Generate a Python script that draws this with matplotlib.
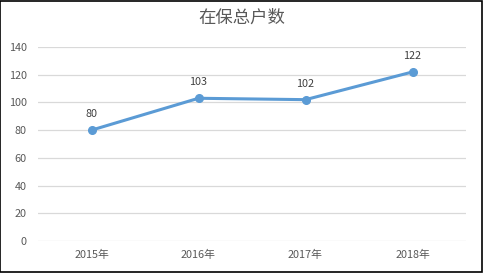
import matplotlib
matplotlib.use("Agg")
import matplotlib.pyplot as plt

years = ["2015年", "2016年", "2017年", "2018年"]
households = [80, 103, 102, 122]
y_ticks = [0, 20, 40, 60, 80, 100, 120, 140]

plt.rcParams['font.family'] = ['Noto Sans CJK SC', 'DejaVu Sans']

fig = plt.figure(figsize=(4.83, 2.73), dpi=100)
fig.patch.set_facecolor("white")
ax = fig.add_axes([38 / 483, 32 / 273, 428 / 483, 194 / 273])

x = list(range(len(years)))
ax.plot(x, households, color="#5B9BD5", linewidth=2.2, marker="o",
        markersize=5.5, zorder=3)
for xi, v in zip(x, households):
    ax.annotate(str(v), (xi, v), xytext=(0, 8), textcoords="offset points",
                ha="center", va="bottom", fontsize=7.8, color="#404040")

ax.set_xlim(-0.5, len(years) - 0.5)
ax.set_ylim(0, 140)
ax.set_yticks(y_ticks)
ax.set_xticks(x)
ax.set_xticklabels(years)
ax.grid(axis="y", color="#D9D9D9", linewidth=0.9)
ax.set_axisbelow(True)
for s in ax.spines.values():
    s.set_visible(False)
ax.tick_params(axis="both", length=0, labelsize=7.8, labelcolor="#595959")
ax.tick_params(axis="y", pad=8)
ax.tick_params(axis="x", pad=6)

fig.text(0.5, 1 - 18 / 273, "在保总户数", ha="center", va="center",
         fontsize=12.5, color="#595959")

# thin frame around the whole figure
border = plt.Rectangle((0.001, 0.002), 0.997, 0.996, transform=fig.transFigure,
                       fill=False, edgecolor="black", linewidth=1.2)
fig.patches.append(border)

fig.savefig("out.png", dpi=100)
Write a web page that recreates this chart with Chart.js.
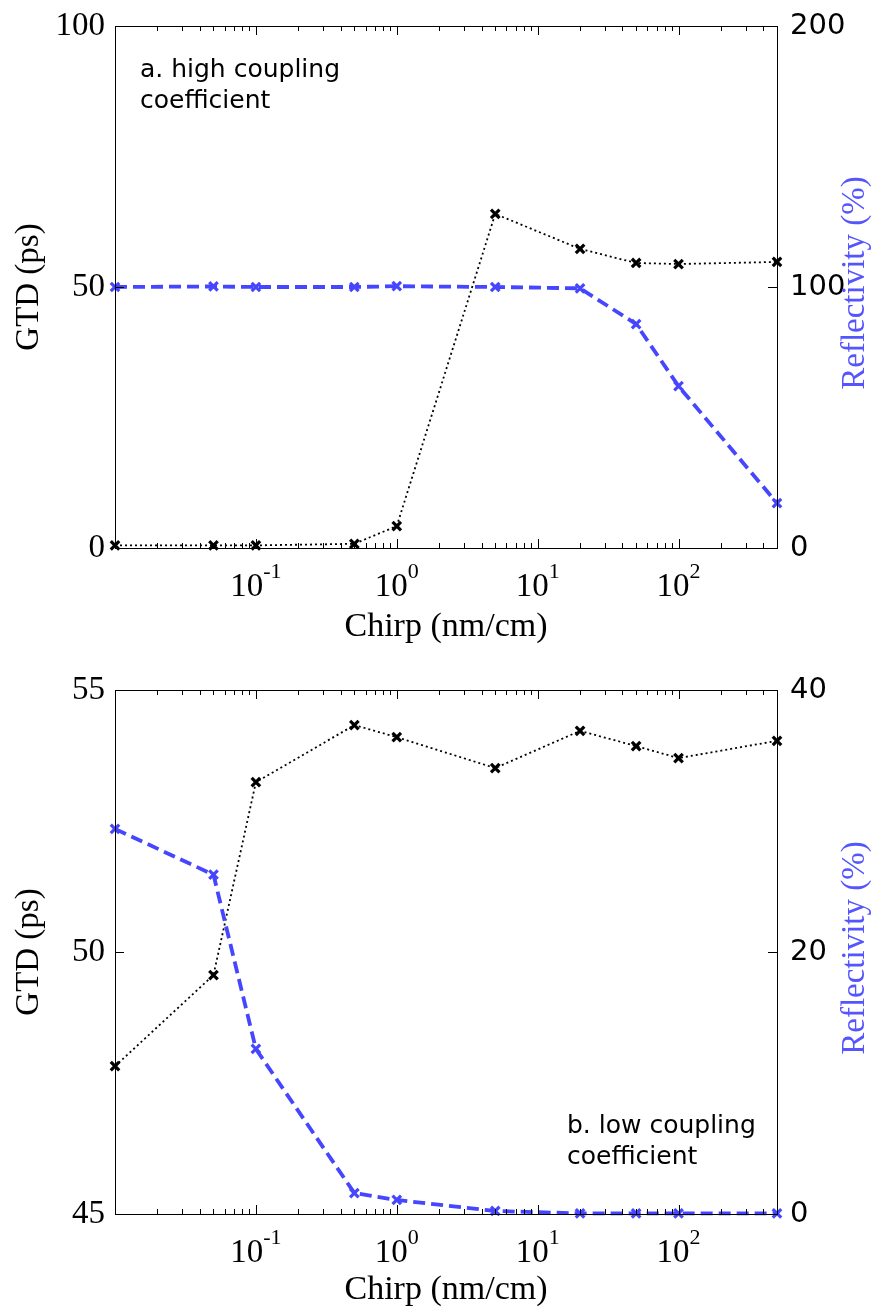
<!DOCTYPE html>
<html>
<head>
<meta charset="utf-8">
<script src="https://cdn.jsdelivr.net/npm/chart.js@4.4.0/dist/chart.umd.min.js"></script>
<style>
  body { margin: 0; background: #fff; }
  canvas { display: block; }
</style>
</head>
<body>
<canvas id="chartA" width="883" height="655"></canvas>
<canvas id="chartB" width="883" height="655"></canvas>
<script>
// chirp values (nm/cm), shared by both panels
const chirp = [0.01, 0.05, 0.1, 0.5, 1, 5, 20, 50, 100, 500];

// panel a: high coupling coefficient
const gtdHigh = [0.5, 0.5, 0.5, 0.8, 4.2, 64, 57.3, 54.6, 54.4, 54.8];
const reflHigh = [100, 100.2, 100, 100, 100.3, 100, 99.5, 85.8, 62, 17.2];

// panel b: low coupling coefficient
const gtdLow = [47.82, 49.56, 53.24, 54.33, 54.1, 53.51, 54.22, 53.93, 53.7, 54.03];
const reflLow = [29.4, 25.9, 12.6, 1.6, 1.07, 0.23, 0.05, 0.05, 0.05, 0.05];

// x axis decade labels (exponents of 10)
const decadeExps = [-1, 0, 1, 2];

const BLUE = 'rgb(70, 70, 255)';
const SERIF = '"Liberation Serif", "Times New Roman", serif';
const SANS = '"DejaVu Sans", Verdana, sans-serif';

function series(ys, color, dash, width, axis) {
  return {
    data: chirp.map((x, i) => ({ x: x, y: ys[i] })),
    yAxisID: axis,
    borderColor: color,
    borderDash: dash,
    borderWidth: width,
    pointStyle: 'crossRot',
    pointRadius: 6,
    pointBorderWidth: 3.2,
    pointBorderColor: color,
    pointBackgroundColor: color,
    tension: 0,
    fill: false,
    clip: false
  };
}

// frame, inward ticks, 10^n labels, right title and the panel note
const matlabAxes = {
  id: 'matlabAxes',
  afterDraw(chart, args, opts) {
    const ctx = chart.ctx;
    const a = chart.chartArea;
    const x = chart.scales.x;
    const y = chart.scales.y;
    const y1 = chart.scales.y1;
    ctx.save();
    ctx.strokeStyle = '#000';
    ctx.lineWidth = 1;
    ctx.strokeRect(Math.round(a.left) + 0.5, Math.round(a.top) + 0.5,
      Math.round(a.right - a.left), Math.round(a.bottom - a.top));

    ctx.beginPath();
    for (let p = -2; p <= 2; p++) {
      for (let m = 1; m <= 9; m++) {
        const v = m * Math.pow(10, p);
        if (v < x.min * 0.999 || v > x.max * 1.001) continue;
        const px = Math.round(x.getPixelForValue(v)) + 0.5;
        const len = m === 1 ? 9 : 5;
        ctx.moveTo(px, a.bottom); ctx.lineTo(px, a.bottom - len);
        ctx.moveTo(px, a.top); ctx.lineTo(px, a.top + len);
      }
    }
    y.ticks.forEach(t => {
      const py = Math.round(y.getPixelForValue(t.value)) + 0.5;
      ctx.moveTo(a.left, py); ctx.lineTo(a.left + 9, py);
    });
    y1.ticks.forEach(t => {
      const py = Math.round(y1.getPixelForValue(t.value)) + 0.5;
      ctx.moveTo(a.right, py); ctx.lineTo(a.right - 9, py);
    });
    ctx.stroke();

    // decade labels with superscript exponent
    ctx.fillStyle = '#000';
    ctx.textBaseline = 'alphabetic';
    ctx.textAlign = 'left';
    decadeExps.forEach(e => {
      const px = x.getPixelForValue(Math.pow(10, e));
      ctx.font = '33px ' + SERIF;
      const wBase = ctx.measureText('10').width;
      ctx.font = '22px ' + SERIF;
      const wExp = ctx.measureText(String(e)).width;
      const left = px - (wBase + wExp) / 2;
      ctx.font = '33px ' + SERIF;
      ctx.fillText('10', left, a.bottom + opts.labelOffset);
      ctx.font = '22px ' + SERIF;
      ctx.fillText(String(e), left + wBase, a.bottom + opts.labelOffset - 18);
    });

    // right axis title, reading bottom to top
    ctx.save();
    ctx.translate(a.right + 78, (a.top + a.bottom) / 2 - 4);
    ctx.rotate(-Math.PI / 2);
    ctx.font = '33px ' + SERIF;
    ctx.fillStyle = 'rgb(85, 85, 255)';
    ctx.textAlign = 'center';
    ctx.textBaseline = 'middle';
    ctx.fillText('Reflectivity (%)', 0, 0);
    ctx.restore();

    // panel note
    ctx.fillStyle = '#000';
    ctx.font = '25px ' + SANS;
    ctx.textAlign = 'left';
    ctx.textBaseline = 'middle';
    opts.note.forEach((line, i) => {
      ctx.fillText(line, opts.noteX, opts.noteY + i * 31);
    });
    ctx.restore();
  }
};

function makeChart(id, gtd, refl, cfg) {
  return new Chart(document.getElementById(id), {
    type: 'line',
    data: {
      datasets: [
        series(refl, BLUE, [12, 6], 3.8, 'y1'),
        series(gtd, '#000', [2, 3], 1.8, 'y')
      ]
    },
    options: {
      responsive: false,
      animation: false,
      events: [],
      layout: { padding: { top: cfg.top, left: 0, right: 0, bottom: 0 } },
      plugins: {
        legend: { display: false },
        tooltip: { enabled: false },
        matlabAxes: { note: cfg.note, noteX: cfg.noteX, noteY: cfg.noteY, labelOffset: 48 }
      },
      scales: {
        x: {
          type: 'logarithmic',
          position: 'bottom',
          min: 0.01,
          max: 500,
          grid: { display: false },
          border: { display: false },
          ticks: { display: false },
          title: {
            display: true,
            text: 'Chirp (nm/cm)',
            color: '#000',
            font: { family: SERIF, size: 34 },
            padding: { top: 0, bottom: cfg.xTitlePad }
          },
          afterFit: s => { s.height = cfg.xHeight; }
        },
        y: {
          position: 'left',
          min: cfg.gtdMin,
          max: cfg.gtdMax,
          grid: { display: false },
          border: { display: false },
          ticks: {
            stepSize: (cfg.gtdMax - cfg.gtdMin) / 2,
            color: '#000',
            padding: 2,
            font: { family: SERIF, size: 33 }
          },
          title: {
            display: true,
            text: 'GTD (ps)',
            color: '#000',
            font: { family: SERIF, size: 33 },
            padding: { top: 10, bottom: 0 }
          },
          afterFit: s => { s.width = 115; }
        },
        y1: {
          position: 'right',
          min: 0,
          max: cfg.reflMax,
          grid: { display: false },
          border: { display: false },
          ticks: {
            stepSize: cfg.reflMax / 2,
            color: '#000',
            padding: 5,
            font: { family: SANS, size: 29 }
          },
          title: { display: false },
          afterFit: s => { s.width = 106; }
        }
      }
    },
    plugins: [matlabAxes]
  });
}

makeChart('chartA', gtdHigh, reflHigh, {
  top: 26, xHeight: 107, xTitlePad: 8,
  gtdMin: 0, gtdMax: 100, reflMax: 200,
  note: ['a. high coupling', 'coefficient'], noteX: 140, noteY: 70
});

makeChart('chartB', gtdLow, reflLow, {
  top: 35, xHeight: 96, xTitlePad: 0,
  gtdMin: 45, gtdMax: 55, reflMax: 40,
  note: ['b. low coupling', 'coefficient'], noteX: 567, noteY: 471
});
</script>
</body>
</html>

···

◆ **Given exercise**: Print exactly the lines from the line containing "Write a web" through the line containing "Math.round(a.right - a.left), Math.round(a.bottom", and omit any picture found among them.

◆ **Output for this exercise**:
Write a web page that recreates this chart with Chart.js.
<!DOCTYPE html>
<html>
<head>
<meta charset="utf-8">
<script src="https://cdn.jsdelivr.net/npm/chart.js@4.4.0/dist/chart.umd.min.js"></script>
<style>
  body { margin: 0; background: #fff; }
  canvas { display: block; }
</style>
</head>
<body>
<canvas id="chartA" width="883" height="655"></canvas>
<canvas id="chartB" width="883" height="655"></canvas>
<script>
// chirp values (nm/cm), shared by both panels
const chirp = [0.01, 0.05, 0.1, 0.5, 1, 5, 20, 50, 100, 500];

// panel a: high coupling coefficient
const gtdHigh = [0.5, 0.5, 0.5, 0.8, 4.2, 64, 57.3, 54.6, 54.4, 54.8];
const reflHigh = [100, 100.2, 100, 100, 100.3, 100, 99.5, 85.8, 62, 17.2];

// panel b: low coupling coefficient
const gtdLow = [47.82, 49.56, 53.24, 54.33, 54.1, 53.51, 54.22, 53.93, 53.7, 54.03];
const reflLow = [29.4, 25.9, 12.6, 1.6, 1.07, 0.23, 0.05, 0.05, 0.05, 0.05];

// x axis decade labels (exponents of 10)
const decadeExps = [-1, 0, 1, 2];

const BLUE = 'rgb(70, 70, 255)';
const SERIF = '"Liberation Serif", "Times New Roman", serif';
const SANS = '"DejaVu Sans", Verdana, sans-serif';

function series(ys, color, dash, width, axis) {
  return {
    data: chirp.map((x, i) => ({ x: x, y: ys[i] })),
    yAxisID: axis,
    borderColor: color,
    borderDash: dash,
    borderWidth: width,
    pointStyle: 'crossRot',
    pointRadius: 6,
    pointBorderWidth: 3.2,
    pointBorderColor: color,
    pointBackgroundColor: color,
    tension: 0,
    fill: false,
    clip: false
  };
}

// frame, inward ticks, 10^n labels, right title and the panel note
const matlabAxes = {
  id: 'matlabAxes',
  afterDraw(chart, args, opts) {
    const ctx = chart.ctx;
    const a = chart.chartArea;
    const x = chart.scales.x;
    const y = chart.scales.y;
    const y1 = chart.scales.y1;
    ctx.save();
    ctx.strokeStyle = '#000';
    ctx.lineWidth = 1;
    ctx.strokeRect(Math.round(a.left) + 0.5, Math.round(a.top) + 0.5,
      Math.round(a.right - a.left), Math.round(a.bottom - a.top));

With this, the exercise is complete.